Let's confirm all processed files have the same sample rate (e.g., 16000 Hz) as defined in `data_preprocessing.py`.

In [None]:
plt.figure(figsize=(8, 4))
sns.countplot(x=df_clean['sample_rate'])
plt.title("Sample Rate of Processed Files")
plt.xlabel("Sample Rate (Hz)")
plt.ylabel("Count")
plt.savefig(REPORTS_PLOTS_DIR / "01_sample_rate_distribution.png")
plt.show()

print("\nSample Rate Counts:")
print(df_clean['sample_rate'].value_counts())

## 3. Visualize a Sample Waveform and Spectrogram

Finally, let's load one of the processed audio files to visualize its waveform and a standard Mel Spectrogram.

In [None]:
# Select a sample file to load (use the first valid one from our props_df)
if not props_df.empty:
    sample_id = props_df.index[0]
    
    # Reconstruct the file path
    # This assumes 'id' in props_df matches the filename stem
    # We need to find the full path from the original df
    
    try:
        # Find the original row
        original_row = df[df['file_path'].str.contains(sample_id)].iloc[0]
        
        # Construct processed path
        if 'speaker' in df.columns:
            sample_path = PROCESSED_DATA_DIR / original_row['speaker'] / f"{sample_id}.wav"
        else:
            sample_path = PROCESSED_DATA_DIR / f"{sample_id}.wav"

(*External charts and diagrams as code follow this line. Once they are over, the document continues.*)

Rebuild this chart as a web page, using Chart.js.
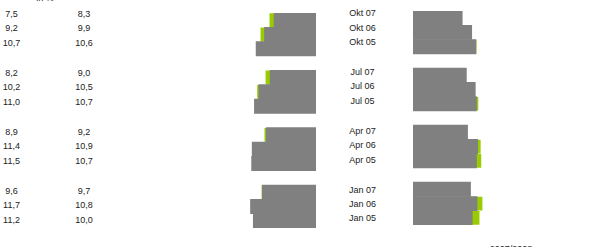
<!DOCTYPE html>
<html>
<head>
<meta charset="utf-8">
<script src="https://cdn.jsdelivr.net/npm/chart.js@4/dist/chart.umd.min.js"></script>
<style>
  html, body { margin: 0; padding: 0; background: #fff; }
  body { width: 608px; height: 247px; position: relative; overflow: hidden;
         font-family: "Liberation Sans", Arial, sans-serif; font-size: 9px; color: #222; }
  .txt { position: absolute; white-space: nowrap; transform: translate(-50%, -50%); line-height: 1; }
  .box { position: absolute; }
</style>
</head>
<body>
<div class="box" id="leftBox" style="left:232px;top:13px;width:84px;height:215px;"><canvas id="leftChart"></canvas></div>
<div class="box" id="rightBox" style="left:413px;top:11px;width:89px;height:214px;"><canvas id="rightChart"></canvas></div>

<script>
// Quartale (von oben nach unten)
const periods = ['Okt 07', 'Okt 06', 'Okt 05', 'Jul 07', 'Jul 06', 'Jul 05',
                 'Apr 07', 'Apr 06', 'Apr 05', 'Jan 07', 'Jan 06', 'Jan 05'];
// erste Zahlenspalte
const valuesA = [7.5, 9.2, 10.7, 8.2, 10.2, 11.0, 8.9, 11.4, 11.5, 9.6, 11.7, 11.2];
// zweite Zahlenspalte
const valuesB = [8.3, 9.9, 10.6, 9.0, 10.5, 10.7, 9.2, 10.9, 10.7, 9.7, 10.8, 10.0];
const unitLabel = 'in %';
const yearLabel = '2007/2008';

const GRAY = '#808080';
const GREEN = '#99cc00';

// Leerzeile nach jeder Dreiergruppe einfügen
function withGaps(arr) {
    const out = [];
    arr.forEach((v, i) => {
        out.push(v);
        if (i % 3 === 2 && i < arr.length - 1) out.push(null);
    });
    return out;
}
const cats = withGaps(periods).map(p => p === null ? '' : p);

function makeChart(id, front, back, reverse) {
    return new Chart(document.getElementById(id), {
        type: 'bar',
        data: {
            labels: cats,
            datasets: [
                { data: withGaps(front), backgroundColor: GRAY, order: 0, barPercentage: 1 },
                // grüner Balken minimal schmaler, damit keine Kanten unter dem grauen durchscheinen
                { data: withGaps(back), backgroundColor: GREEN, order: 1, barPercentage: 0.96 }
            ]
        },
        options: {
            indexAxis: 'y',
            responsive: true,
            maintainAspectRatio: false,
            animation: false,
            layout: { padding: 0 },
            datasets: {
                bar: { grouped: false, categoryPercentage: 1, borderWidth: 0 }
            },
            plugins: { legend: { display: false }, tooltip: { enabled: false } },
            scales: {
                x: { display: false, min: 0, max: 15, reverse: reverse, grid: { display: false } },
                y: { display: false, grid: { display: false } }
            }
        }
    });
}

// links: Spalte A vorne, rechts: Spalte B vorne
makeChart('leftChart', valuesA, valuesB, true);
makeChart('rightChart', valuesB, valuesA, false);

// Texte
function addText(str, x, y) {
    const d = document.createElement('div');
    d.className = 'txt';
    d.textContent = str;
    d.style.left = x + 'px';
    d.style.top = y + 'px';
    document.body.appendChild(d);
}
const fmt = v => v.toFixed(1).replace('.', ',');

periods.forEach((p, i) => {
    const g = Math.floor(i / 3), r = i % 3;
    const yNum = 14 + g * 59 + r * 14.3;
    const yLab = 13.3 + g * 58.8 + r * 14.3;
    addText(fmt(valuesA[i]), 11.5, yNum);
    addText(fmt(valuesB[i]), 84, yNum);
    addText(p, 362.5, yLab);
});
addText(unitLabel, 45, -2);
addText(yearLabel, 511, 249);
</script>
</body>
</html>
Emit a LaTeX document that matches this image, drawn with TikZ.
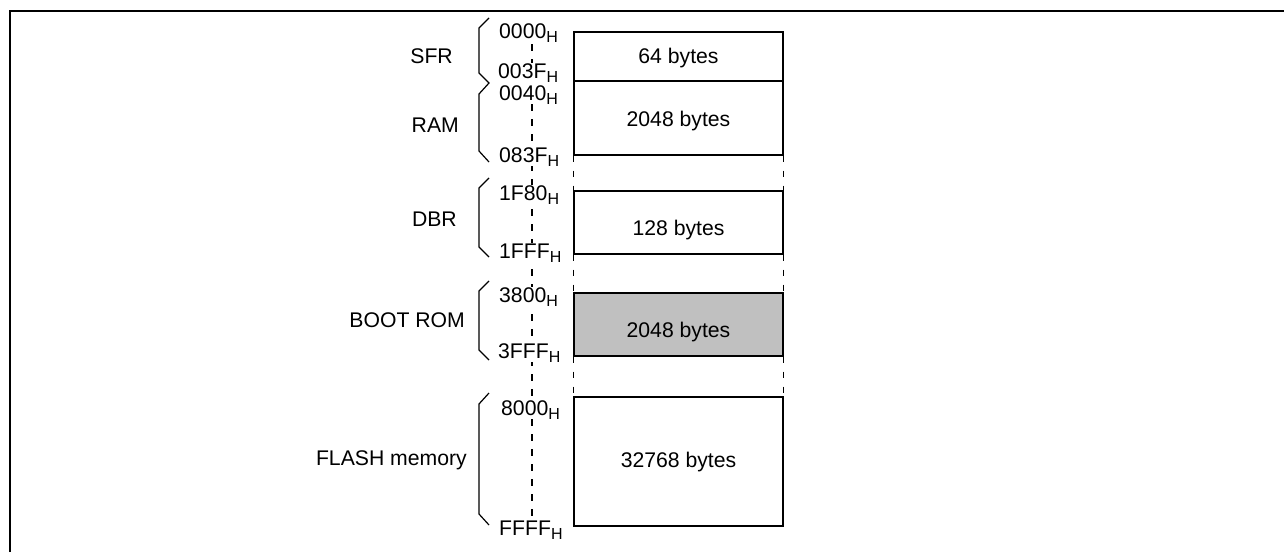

        print(f"Loading sample file: {sample_path}")
        y, sr = librosa.load(sample_path, sr=None) # Load with its native SR

        print(f"Sample Rate: {sr} Hz, Duration: {len(y)/sr:.2f}s")

        # --- Plot Waveform ---
        plt.figure(figsize=(15, 4))
        librosa.display.waveshow(y, sr=sr)
        plt.title(f"Waveform - {sample_path.name}")
        plt.xlabel("Time (s)")
        plt.ylabel("Amplitude")
        plt.tight_layout()
        plt.savefig(REPORTS_PLOTS_DIR / "01_sample_waveform.png")
        plt.show()

        # --- Plot Mel Spectrogram ---
        # Use parameters from your feature_extraction.py (assuming 80 mels)
        S = librosa.feature.melspectrogram(y=y, sr=sr, n_mels=80)
        S_db = librosa.power_to_db(S, ref=np.max)

        plt.figure(figsize=(15, 4))
        librosa.display.specshow(S_db, sr=sr, x_axis='time', y_axis='mel')
        plt.colorbar(format='%+2.0f dB')
        plt.title(f"Mel Spectrogram - {sample_path.name}")
        plt.xlabel("Time (s)")
        plt.ylabel("Frequency (Hz)")
        plt.tight_layout()
        plt.savefig(REPORTS_PLOTS_DIR / "01_sample_melspectrogram.png")
        plt.show()
        
    except Exception as e:
        print(f"Could not load or plot sample file: {e}")
else:
    print("No valid processed files found to visualize.")

## 4. Initial Findings

*(This section would be filled in after running the notebook)*

* **Metadata:** The dataset contains `[Number]` entries, `[X]` unique speakers, and `[Y]` unique accents. The accent `[Accent Name]` is the most common.
* **Audio Properties:** All processed audio files are confirmed to be at **`[Sample Rate]` Hz**, which matches the preprocessing target.
* **Duration:** The audio clips have a mean duration of `[Mean Duration]` seconds, with most files falling between `[Min]` and `[Max]` seconds. This consistency is good for training.
* **Quality:** The sample waveform appears clean and normalized (amplitude is within a standard range), and the spectrogram shows clear speech components.

This EDA confirms that the raw data is well-understood and the output of `src/data_preprocessing.py` is correctly formatted for the next step, feature extraction.